Originally published on the GRID blog.
The Rise of a New UI Paradigm
Look at the recent capabilities of leading LLM environments and squint — and you can see a future where the focus shifts from the applications we use to the tasks we want to accomplish.
In this future, we won’t be “opening PowerPoint,” “going to Asana,” or even “Googling” something. Rather we’ll want to “present our idea”, “note a task,” or “find out” information. The LLMs will draft the appropriate actions and artifacts, conjure an appropriate user interface to iterate on them and communicate with the systems needed to get them done.
I maintain that the LLM environments are in a position to become the interface to all our digital tasks. This would represent a radical user interface shift — perhaps the most significant since the advent of the graphical user interface.
It might seem like a bold claim, but let’s explore why it’s not as far-fetched as it sounds.
ChatGPT’s Canvas hints at the future
The Ingredients of This Future
To follow this line of thinking, we need to consider the components already present in modern LLM environments — such as ChatGPT and Claude — that are still in their early stages:
- In-Place Iterations: Features like Claude’s Artifacts or ChatGPT’s Canvas, where we refine content without starting over. The artifact takes center stage and the conversation becomes secondary.
- Function Calls: The ability for an LLM to interact with other systems via API, enabling it to fetch information or execute tasks in another system. See e.g. GPT Actions.
- Web Search and RAG: The ability to search the web or retrieve information directly from specific sources on a particular domain to then summarize the retrieved content, providing references and links. See ChatGPT Search and a definition of RAG.
- Personal data access: Access to our emails, files, contacts and calendar, such as best demonstrated in recent Apple Intelligence demos.
- Computer Use: LLMs that can control applications on our client devices, such as the recent computer use release by Claude.
These ingredients position LLMs as the “command line for everything,” but not in the way we once knew command lines. Instead of rigid commands and strict syntax, LLMs interpret our vague human-language instructions, guiding us to effective ways to accomplish our tasks.
This “command line” metaphor is just a starting point. Traditional command lines evolved into graphical user interfaces. In the LLM world, language may be a great starting point and aide on the side, but for in-depth work on artifacts, point-and-click elements in rich UIs are more practical.

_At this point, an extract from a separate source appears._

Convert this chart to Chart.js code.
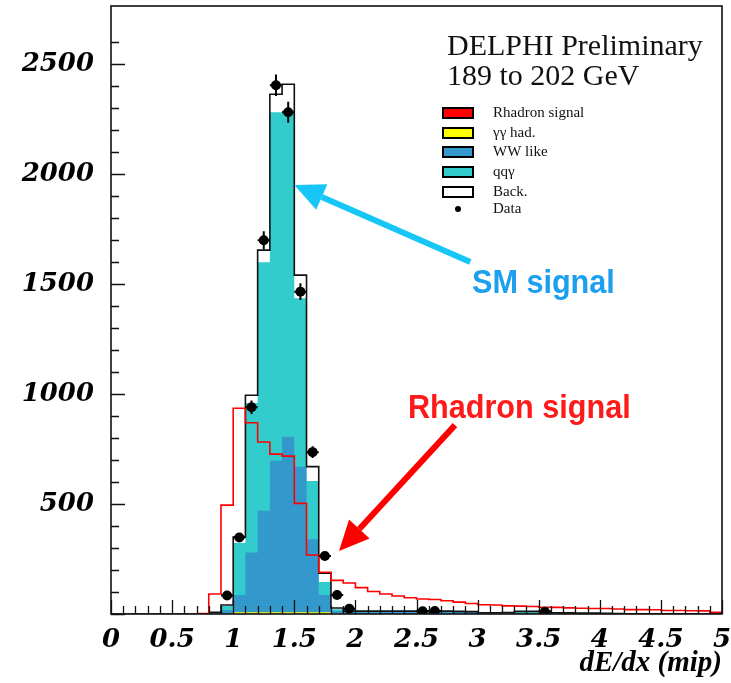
<!DOCTYPE html>
<html>
<head>
<meta charset="utf-8">
<title>DELPHI dE/dx</title>
<script src="https://cdn.jsdelivr.net/npm/chart.js"></script>
<style>
  html, body { margin: 0; padding: 0; background: #ffffff; }
  .chart-wrap { position: relative; width: 731px; height: 683px; }
</style>
</head>
<body>
<div class="chart-wrap"><canvas id="chart" width="731" height="683"></canvas></div>
<script>
// dE/dx bin edges (mip), 0.1 wide
const binEdges = [
  0.0, 0.1, 0.2, 0.3, 0.4, 0.5, 0.6, 0.7, 0.8, 0.9,
  1.0, 1.1, 1.2, 1.3, 1.4, 1.5, 1.6, 1.7, 1.8, 1.9,
  2.0, 2.1, 2.2, 2.3, 2.4, 2.5, 2.6, 2.7, 2.8, 2.9,
  3.0, 3.1, 3.2, 3.3, 3.4, 3.5, 3.6, 3.7, 3.8, 3.9,
  4.0, 4.1, 4.2, 4.3, 4.4, 4.5, 4.6, 4.7, 4.8, 4.9, 5.0
];

// background components, one value per bin (stacked in this order)
const ggHad = [
  0, 0, 0, 0, 0, 0, 0, 0, 0, 1,
  8, 8, 8, 8, 8, 8, 8, 8, 2, 0,
  0, 0, 0, 0, 0, 0, 0, 0, 0, 0,
  0, 0, 0, 0, 0, 0, 0, 0, 0, 0,
  0, 0, 0, 0, 0, 0, 0, 0, 0, 0
];
const wwLike = [
  0, 0, 0, 0, 0, 0, 0, 0, 2, 17,
  78, 272, 462, 689, 798, 662, 332, 78, 12, 10,
  10, 10, 10, 9, 9, 10, 10, 9, 9, 9,
  2, 2, 2, 3, 3, 3, 1, 1, 0, 0,
  0, 0, 0, 0, 0, 0, 0, 0, 0, 0
];
const qqGamma = [
  0, 0, 0, 0, 0, 0, 0, 0, 2, 18,
  237, 680, 1130, 1585, 1484, 766, 265, 59, 8, 0,
  0, 0, 0, 0, 0, 1, 1, 1, 0, 0,
  0, 0, 1, 7, 7, 7, 1, 1, 1, 1,
  1, 0, 0, 0, 0, 0, 0, 0, 0, 0
];
const otherBack = [
  0, 0, 0, 0, 0, 0, 0, 0, 4, 5,
  27, 35, 55, 82, 119, 105, 65, 41, 5, 3,
  3, 3, 3, 4, 4, 4, 4, 3, 3, 2,
  4, 4, 4, 2, 2, 3, 4, 3, 3, 3,
  2, 2, 1, 1, 1, 1, 1, 1, 0, 0
];

// R-hadron signal expectation, per bin
const rhadron = [
  0, 0, 0, 0, 0, 0, 0, 2, 91, 495,
  936, 870, 782, 727, 718, 503, 268, 190, 153, 141,
  120, 102, 91, 82, 74, 68, 66, 60, 54, 48,
  42, 41, 37, 36, 34, 31, 30, 28, 26, 25,
  25, 23, 20, 20, 19, 16, 16, 15, 14, 8
];

// data points (bin centres), counts and errors
const dataX = [0.95, 1.05, 1.15, 1.25, 1.35, 1.45, 1.55, 1.65, 1.75, 1.85, 1.95, 2.55, 2.65, 3.55];
const dataY = [84, 348, 940, 1700, 2405, 2282, 1466, 736, 264, 86, 24, 12, 14, 10];
const dataErr = [9, 19, 31, 41, 49, 48, 38, 27, 16, 9, 5, 3.5, 3.7, 3.2];

const yTickLabels = [500, 1000, 1500, 2000, 2500];
const xTickLabels = [0, 0.5, 1, 1.5, 2, 2.5, 3, 3.5, 4, 4.5, 5];

// histogram outline: two corners per bin
function histPoints(values, first = 0) {
  const pts = [];
  for (let i = first; i < values.length; i++) {
    pts.push({ x: binEdges[i], y: values[i] });
    pts.push({ x: binEdges[i + 1], y: values[i] });
  }
  return pts;
}

function addUp(a, b) { return a.map((v, i) => v + b[i]); }

const cumGG = ggHad;
const cumWW = addUp(cumGG, wwLike);
const cumQQ = addUp(cumWW, qqGamma);
const cumBack = addUp(cumQQ, otherBack);

const isOn = (v, list) => list.some(t => Math.abs(t - v) < 1e-6);

// frame, inward ticks, error bars, legend and annotations
const decorPlugin = {
  id: 'decor',
  afterDatasetsDraw(chart) {
    const { ctx, scales: { x, y } } = chart;
    ctx.save();
    ctx.strokeStyle = '#000';
    ctx.lineWidth = 2;
    dataX.forEach((vx, i) => {
      const px = x.getPixelForValue(vx);
      const py = y.getPixelForValue(dataY[i]);
      ctx.beginPath();
      ctx.moveTo(px, y.getPixelForValue(dataY[i] + dataErr[i]));
      ctx.lineTo(px, y.getPixelForValue(dataY[i] - dataErr[i]));
      ctx.moveTo(x.getPixelForValue(vx - 0.05), py);
      ctx.lineTo(x.getPixelForValue(vx + 0.05), py);
      ctx.stroke();
    });
    ctx.restore();
  },
  afterDraw(chart) {
    const { ctx, chartArea: a, scales: { x, y } } = chart;
    ctx.save();

    // frame
    ctx.strokeStyle = '#111';
    ctx.lineWidth = 1.6;
    ctx.strokeRect(a.left, a.top, a.right - a.left, a.bottom - a.top);

    // ticks pointing into the frame
    ctx.lineWidth = 1.3;
    ctx.beginPath();
    x.ticks.forEach(t => {
      const px = Math.round(x.getPixelForValue(t.value)) + 0.5;
      const len = isOn(t.value, xTickLabels) ? 14 : 8;
      ctx.moveTo(px, a.bottom);
      ctx.lineTo(px, a.bottom - len);
    });
    y.ticks.forEach(t => {
      if (Math.abs(t.value % 100) > 1e-6) return;
      const py = Math.round(y.getPixelForValue(t.value)) + 0.5;
      const len = t.value % 500 === 0 ? 14 : 8;
      ctx.moveTo(a.left, py);
      ctx.lineTo(a.left + len, py);
    });
    ctx.stroke();

    // header text
    const hx = a.left + 336;
    ctx.fillStyle = '#111';
    ctx.font = '30px "Liberation Serif"';
    ctx.textBaseline = 'alphabetic';
    ctx.fillText('DELPHI Preliminary', hx, a.top + 49);
    ctx.fillText('189 to 202 GeV', hx, a.top + 79);

    // legend
    const legend = [
      { label: 'Rhadron signal', fill: '#ff0000' },
      { label: 'γγ had.', fill: '#ffff00' },
      { label: 'WW like', fill: '#3399cc' },
      { label: 'qqγ', fill: '#33cccc' },
      { label: 'Back.', fill: '#ffffff' },
      { label: 'Data', dot: true }
    ];
    const rowY = [107, 127, 146, 166, 186, 203];
    const bx = a.left + 332;
    ctx.font = '15px "Liberation Serif"';
    ctx.textBaseline = 'middle';
    legend.forEach((e, i) => {
      const cy = a.top + rowY[i];
      if (e.dot) {
        ctx.beginPath();
        ctx.arc(bx + 15, cy, 3, 0, Math.PI * 2);
        ctx.fillStyle = '#000';
        ctx.fill();
      } else {
        ctx.fillStyle = e.fill;
        ctx.fillRect(bx, cy - 5, 30, 10);
        ctx.strokeStyle = '#000';
        ctx.lineWidth = 2;
        ctx.strokeRect(bx, cy - 5, 30, 10);
      }
      ctx.fillStyle = '#111';
      ctx.fillText(e.label, bx + 50, cy);
    });

    // annotations
    drawArrow(ctx, x.getPixelForValue(2.94), y.getPixelForValue(1601),
      x.getPixelForValue(1.50), y.getPixelForValue(1951), '#16c6f6');
    drawArrow(ctx, x.getPixelForValue(2.815), y.getPixelForValue(859),
      x.getPixelForValue(1.866), y.getPixelForValue(286), '#ff0000');

    ctx.font = 'bold 34px "Liberation Sans"';
    ctx.textBaseline = 'alphabetic';
    drawSquashed(ctx, 'SM signal', x.getPixelForValue(2.954), y.getPixelForValue(1460), '#1d9ff0');
    drawSquashed(ctx, 'Rhadron signal', x.getPixelForValue(2.43), y.getPixelForValue(891), '#ff1a1a');

    ctx.restore();
  }
};

function drawArrow(ctx, x0, y0, x1, y1, color) {
  const ang = Math.atan2(y1 - y0, x1 - x0);
  const headLen = 30, headW = 14;
  const bx = x1 - headLen * Math.cos(ang), by = y1 - headLen * Math.sin(ang);
  ctx.strokeStyle = color;
  ctx.fillStyle = color;
  ctx.lineWidth = 6;
  ctx.beginPath();
  ctx.moveTo(x0, y0);
  ctx.lineTo(bx, by);
  ctx.stroke();
  ctx.beginPath();
  ctx.moveTo(x1, y1);
  ctx.lineTo(bx + headW * Math.sin(ang), by - headW * Math.cos(ang));
  ctx.lineTo(bx - headW * Math.sin(ang), by + headW * Math.cos(ang));
  ctx.closePath();
  ctx.fill();
}

function drawSquashed(ctx, text, px, py, color) {
  ctx.save();
  ctx.translate(px, py);
  ctx.scale(0.9, 1);
  ctx.fillStyle = color;
  ctx.fillText(text, 0, 0);
  ctx.restore();
}

function fillSet(label, values, color, order) {
  return {
    label,
    data: histPoints(values),
    order,
    fill: 'origin',
    backgroundColor: color,
    borderColor: 'rgba(0,0,0,0)',
    borderWidth: 0,
    pointRadius: 0
  };
}

// drop the label overhang padding so the frame sits where the layout says
function noOverhang(s) {
  s.paddingLeft = 0;
  s.paddingRight = 0;
  s.paddingTop = 0;
  s.paddingBottom = 0;
}

const tickFont = { family: 'DejaVu Serif', size: 26, style: 'italic', weight: 'bold' };

new Chart(document.getElementById('chart'), {
  type: 'line',
  data: {
    datasets: [
      {
        label: 'Data',
        data: dataX.map((vx, i) => ({ x: vx, y: dataY[i] })),
        order: 0,
        showLine: false,
        pointRadius: 5,
        pointBackgroundColor: '#000',
        pointBorderWidth: 0
      },
      {
        label: 'Rhadron signal',
        data: histPoints(rhadron, 7),
        order: 1,
        fill: false,
        borderColor: '#ff0000',
        borderWidth: 1.6,
        pointRadius: 0
      },
      {
        label: 'Back. outline',
        data: histPoints(cumBack),
        order: 2,
        fill: false,
        borderColor: '#111',
        borderWidth: 1.6,
        pointRadius: 0
      },
      fillSet('γγ had.', cumGG, '#ffff00', 3),
      fillSet('WW like', cumWW, '#3399cc', 4),
      fillSet('qqγ', cumQQ, '#33cccc', 5),
      fillSet('Back.', cumBack, '#ffffff', 6)
    ]
  },
  options: {
    responsive: false,
    animation: false,
    layout: { padding: { top: 6, right: 9, left: 0, bottom: 0 } },
    plugins: {
      legend: { display: false },
      tooltip: { enabled: false }
    },
    scales: {
      x: {
        type: 'linear',
        min: 0,
        max: 5,
        grid: { display: false },
        border: { display: false },
        ticks: {
          stepSize: 0.1,
          autoSkip: false,
          maxRotation: 0,
          padding: 3,
          color: '#000',
          font: tickFont,
          callback: v => isOn(v, xTickLabels) ? String(Math.round(v * 10) / 10) : ''
        },
        title: {
          display: true,
          text: 'dE/dx (mip)',
          align: 'end',
          color: '#000',
          padding: { top: 0, bottom: 2 },
          font: { family: 'Liberation Serif', size: 29, style: 'italic', weight: 'bold' }
        },
        afterFit: s => { s.height = 69; noOverhang(s); }
      },
      y: {
        min: 0,
        max: 2765,
        grid: { display: false },
        border: { display: false },
        ticks: {
          stepSize: 100,
          autoSkip: false,
          padding: 9,
          color: '#000',
          font: tickFont,
          callback: v => yTickLabels.includes(v) ? String(v) : ''
        },
        afterFit: s => { s.width = 111; noOverhang(s); }
      }
    }
  },
  plugins: [decorPlugin]
});
</script>
</body>
</html>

Such interfaces will increasingly emerge in LLM interfaces. The — still limited — ability to “suggest edits” in ChatGPT’s Canvas directly, hints at how we will collaborate on iterations with the LLM, sometimes editing directly, sometimes conversing with the LLM about them. The way developers already interact with LLMs in their IDEs provide a more mature example of the two-way collaboration with LLMs that will make their way to other artifacts.
Richer interfaces have started emerging inside the LLM environments
How This Could Look in Practice
Let’s consider a few common tasks in this task centric world:
- Write an email introducing a colleague: The LLM pulls profile information from LinkedIn via function calls. It accesses my email history to find contact details and any relevant context. It drafts the email in my usual style, introduces each party, includes relevant LinkedIn links, and suggests next steps — all within an in-place “artifact interface” that looks like a familiar “New Email” window. I can make quick edits or iterations, drag in attachments if needed, and then send.
- Create a presentation from yesterday’s brainstorm: The LLM accesses meeting transcripts to summarize key points. I iterate on the summary to create a compelling story arc. Once I’m satisfied, I ask for a slide deck. A “presentation mode” opens in the “artifact interface”, with each slide drafted and formatted. I add a theme, request specific imagery, and tweak some slides by hand. No need to launch presentation software or start from scratch.
- Add a new team task: I provide a brief description, and the LLM, aware of previous context from meetings or recent activities, adds the details. When ready, I ask the LLM to add it to a task management system like Asana or Jira, using function calls to assign it, add tags, and set due dates.
Imagine extending this thought experiment to collaborative work — multiple people interacting with the same document, artifact, or interface simultaneously, much like today’s online collaboration tools.
And we haven’t even started talking about tasks that the computer will work on while we are away. Agents that we’ve asked to deal with certain inbound messages, monitor a travel deal or look out for news about competitor activities — to name but a few.
In this envisioned world, foundational LLM environments like ChatGPT and Claude become our operating systems, our browsers, our productivity tools, and the interface to countless SaaS applications.
A neat demo, or the future of computer use in its infancy?
The LLM Race is Also a Race for the Best UI
While Microsoft, Google, and many SaaS and traditional software vendors build “copilots” within existing software frameworks, new paradigms — like Claude’s Artifacts and ChatGPT’s Canvas — hint at a more flexible, iterative workspace where we seamlessly navigate between drafting documents, presentations, data analysis, and everything else. It’s a workspace where the boundaries between different types of tasks and tools blur.
This transformation isn’t just about building the most powerful language model. It’s also about delivering the most intuitive, integrated interface — one that fundamentally reshapes how we interact with the digital world.